_DATA SECTION_.
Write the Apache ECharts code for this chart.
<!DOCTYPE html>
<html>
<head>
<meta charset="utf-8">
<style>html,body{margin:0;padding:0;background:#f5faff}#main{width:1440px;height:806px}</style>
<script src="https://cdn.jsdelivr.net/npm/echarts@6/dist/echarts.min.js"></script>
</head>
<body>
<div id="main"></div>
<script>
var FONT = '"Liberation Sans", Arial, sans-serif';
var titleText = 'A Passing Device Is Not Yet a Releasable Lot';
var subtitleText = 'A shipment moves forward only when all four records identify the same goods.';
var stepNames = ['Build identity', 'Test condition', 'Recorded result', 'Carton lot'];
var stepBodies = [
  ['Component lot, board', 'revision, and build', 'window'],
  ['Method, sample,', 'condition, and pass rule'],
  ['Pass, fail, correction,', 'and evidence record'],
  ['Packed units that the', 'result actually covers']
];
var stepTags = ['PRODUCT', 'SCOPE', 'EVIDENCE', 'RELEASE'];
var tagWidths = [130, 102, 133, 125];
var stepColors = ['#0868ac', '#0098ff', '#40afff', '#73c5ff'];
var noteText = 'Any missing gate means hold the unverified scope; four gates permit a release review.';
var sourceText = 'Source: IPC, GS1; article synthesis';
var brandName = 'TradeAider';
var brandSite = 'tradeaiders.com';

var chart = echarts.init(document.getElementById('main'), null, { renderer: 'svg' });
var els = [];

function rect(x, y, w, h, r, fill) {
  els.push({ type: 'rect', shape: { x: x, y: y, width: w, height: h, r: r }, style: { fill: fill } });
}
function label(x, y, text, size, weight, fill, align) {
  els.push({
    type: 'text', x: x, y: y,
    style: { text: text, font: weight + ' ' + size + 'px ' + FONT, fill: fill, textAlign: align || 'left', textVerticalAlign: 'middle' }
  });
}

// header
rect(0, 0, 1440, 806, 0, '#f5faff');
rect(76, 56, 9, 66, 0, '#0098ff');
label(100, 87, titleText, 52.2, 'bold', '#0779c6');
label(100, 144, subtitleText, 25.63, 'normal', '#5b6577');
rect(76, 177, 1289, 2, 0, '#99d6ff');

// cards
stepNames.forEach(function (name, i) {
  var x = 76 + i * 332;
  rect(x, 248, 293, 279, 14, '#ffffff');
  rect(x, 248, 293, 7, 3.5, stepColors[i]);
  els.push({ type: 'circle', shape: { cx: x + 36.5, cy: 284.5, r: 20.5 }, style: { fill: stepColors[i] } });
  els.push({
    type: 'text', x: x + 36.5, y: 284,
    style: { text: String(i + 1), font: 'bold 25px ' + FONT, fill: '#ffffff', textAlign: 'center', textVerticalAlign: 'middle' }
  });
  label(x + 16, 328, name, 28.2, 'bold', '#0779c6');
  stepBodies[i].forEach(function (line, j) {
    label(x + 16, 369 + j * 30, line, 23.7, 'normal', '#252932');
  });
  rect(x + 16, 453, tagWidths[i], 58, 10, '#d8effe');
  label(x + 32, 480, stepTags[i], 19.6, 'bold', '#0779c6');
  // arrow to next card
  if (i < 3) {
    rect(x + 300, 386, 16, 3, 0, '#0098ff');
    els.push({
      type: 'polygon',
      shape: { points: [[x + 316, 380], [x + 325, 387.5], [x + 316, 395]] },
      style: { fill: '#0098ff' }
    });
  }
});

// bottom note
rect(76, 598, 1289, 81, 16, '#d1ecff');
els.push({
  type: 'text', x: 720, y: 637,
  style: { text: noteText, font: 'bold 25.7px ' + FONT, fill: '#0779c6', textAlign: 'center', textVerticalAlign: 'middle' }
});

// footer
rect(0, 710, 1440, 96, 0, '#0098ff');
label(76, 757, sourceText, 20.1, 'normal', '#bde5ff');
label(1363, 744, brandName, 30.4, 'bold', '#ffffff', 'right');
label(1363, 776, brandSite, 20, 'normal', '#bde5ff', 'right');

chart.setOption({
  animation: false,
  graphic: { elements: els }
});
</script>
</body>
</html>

_STATED GOAL_.
Extract the full listing above without altering anything.

_FINISHED TASK_.
Write the Apache ECharts code for this chart.
<!DOCTYPE html>
<html>
<head>
<meta charset="utf-8">
<style>html,body{margin:0;padding:0;background:#f5faff}#main{width:1440px;height:806px}</style>
<script src="https://cdn.jsdelivr.net/npm/echarts@6/dist/echarts.min.js"></script>
</head>
<body>
<div id="main"></div>
<script>
var FONT = '"Liberation Sans", Arial, sans-serif';
var titleText = 'A Passing Device Is Not Yet a Releasable Lot';
var subtitleText = 'A shipment moves forward only when all four records identify the same goods.';
var stepNames = ['Build identity', 'Test condition', 'Recorded result', 'Carton lot'];
var stepBodies = [
  ['Component lot, board', 'revision, and build', 'window'],
  ['Method, sample,', 'condition, and pass rule'],
  ['Pass, fail, correction,', 'and evidence record'],
  ['Packed units that the', 'result actually covers']
];
var stepTags = ['PRODUCT', 'SCOPE', 'EVIDENCE', 'RELEASE'];
var tagWidths = [130, 102, 133, 125];
var stepColors = ['#0868ac', '#0098ff', '#40afff', '#73c5ff'];
var noteText = 'Any missing gate means hold the unverified scope; four gates permit a release review.';
var sourceText = 'Source: IPC, GS1; article synthesis';
var brandName = 'TradeAider';
var brandSite = 'tradeaiders.com';

var chart = echarts.init(document.getElementById('main'), null, { renderer: 'svg' });
var els = [];

function rect(x, y, w, h, r, fill) {
  els.push({ type: 'rect', shape: { x: x, y: y, width: w, height: h, r: r }, style: { fill: fill } });
}
function label(x, y, text, size, weight, fill, align) {
  els.push({
    type: 'text', x: x, y: y,
    style: { text: text, font: weight + ' ' + size + 'px ' + FONT, fill: fill, textAlign: align || 'left', textVerticalAlign: 'middle' }
  });
}

// header
rect(0, 0, 1440, 806, 0, '#f5faff');
rect(76, 56, 9, 66, 0, '#0098ff');
label(100, 87, titleText, 52.2, 'bold', '#0779c6');
label(100, 144, subtitleText, 25.63, 'normal', '#5b6577');
rect(76, 177, 1289, 2, 0, '#99d6ff');

// cards
stepNames.forEach(function (name, i) {
  var x = 76 + i * 332;
  rect(x, 248, 293, 279, 14, '#ffffff');
  rect(x, 248, 293, 7, 3.5, stepColors[i]);
  els.push({ type: 'circle', shape: { cx: x + 36.5, cy: 284.5, r: 20.5 }, style: { fill: stepColors[i] } });
  els.push({
    type: 'text', x: x + 36.5, y: 284,
    style: { text: String(i + 1), font: 'bold 25px ' + FONT, fill: '#ffffff', textAlign: 'center', textVerticalAlign: 'middle' }
  });
  label(x + 16, 328, name, 28.2, 'bold', '#0779c6');
  stepBodies[i].forEach(function (line, j) {
    label(x + 16, 369 + j * 30, line, 23.7, 'normal', '#252932');
  });
  rect(x + 16, 453, tagWidths[i], 58, 10, '#d8effe');
  label(x + 32, 480, stepTags[i], 19.6, 'bold', '#0779c6');
  // arrow to next card
  if (i < 3) {
    rect(x + 300, 386, 16, 3, 0, '#0098ff');
    els.push({
      type: 'polygon',
      shape: { points: [[x + 316, 380], [x + 325, 387.5], [x + 316, 395]] },
      style: { fill: '#0098ff' }
    });
  }
});

// bottom note
rect(76, 598, 1289, 81, 16, '#d1ecff');
els.push({
  type: 'text', x: 720, y: 637,
  style: { text: noteText, font: 'bold 25.7px ' + FONT, fill: '#0779c6', textAlign: 'center', textVerticalAlign: 'middle' }
});

// footer
rect(0, 710, 1440, 96, 0, '#0098ff');
label(76, 757, sourceText, 20.1, 'normal', '#bde5ff');
label(1363, 744, brandName, 30.4, 'bold', '#ffffff', 'right');
label(1363, 776, brandSite, 20, 'normal', '#bde5ff', 'right');

chart.setOption({
  animation: false,
  graphic: { elements: els }
});
</script>
</body>
</html>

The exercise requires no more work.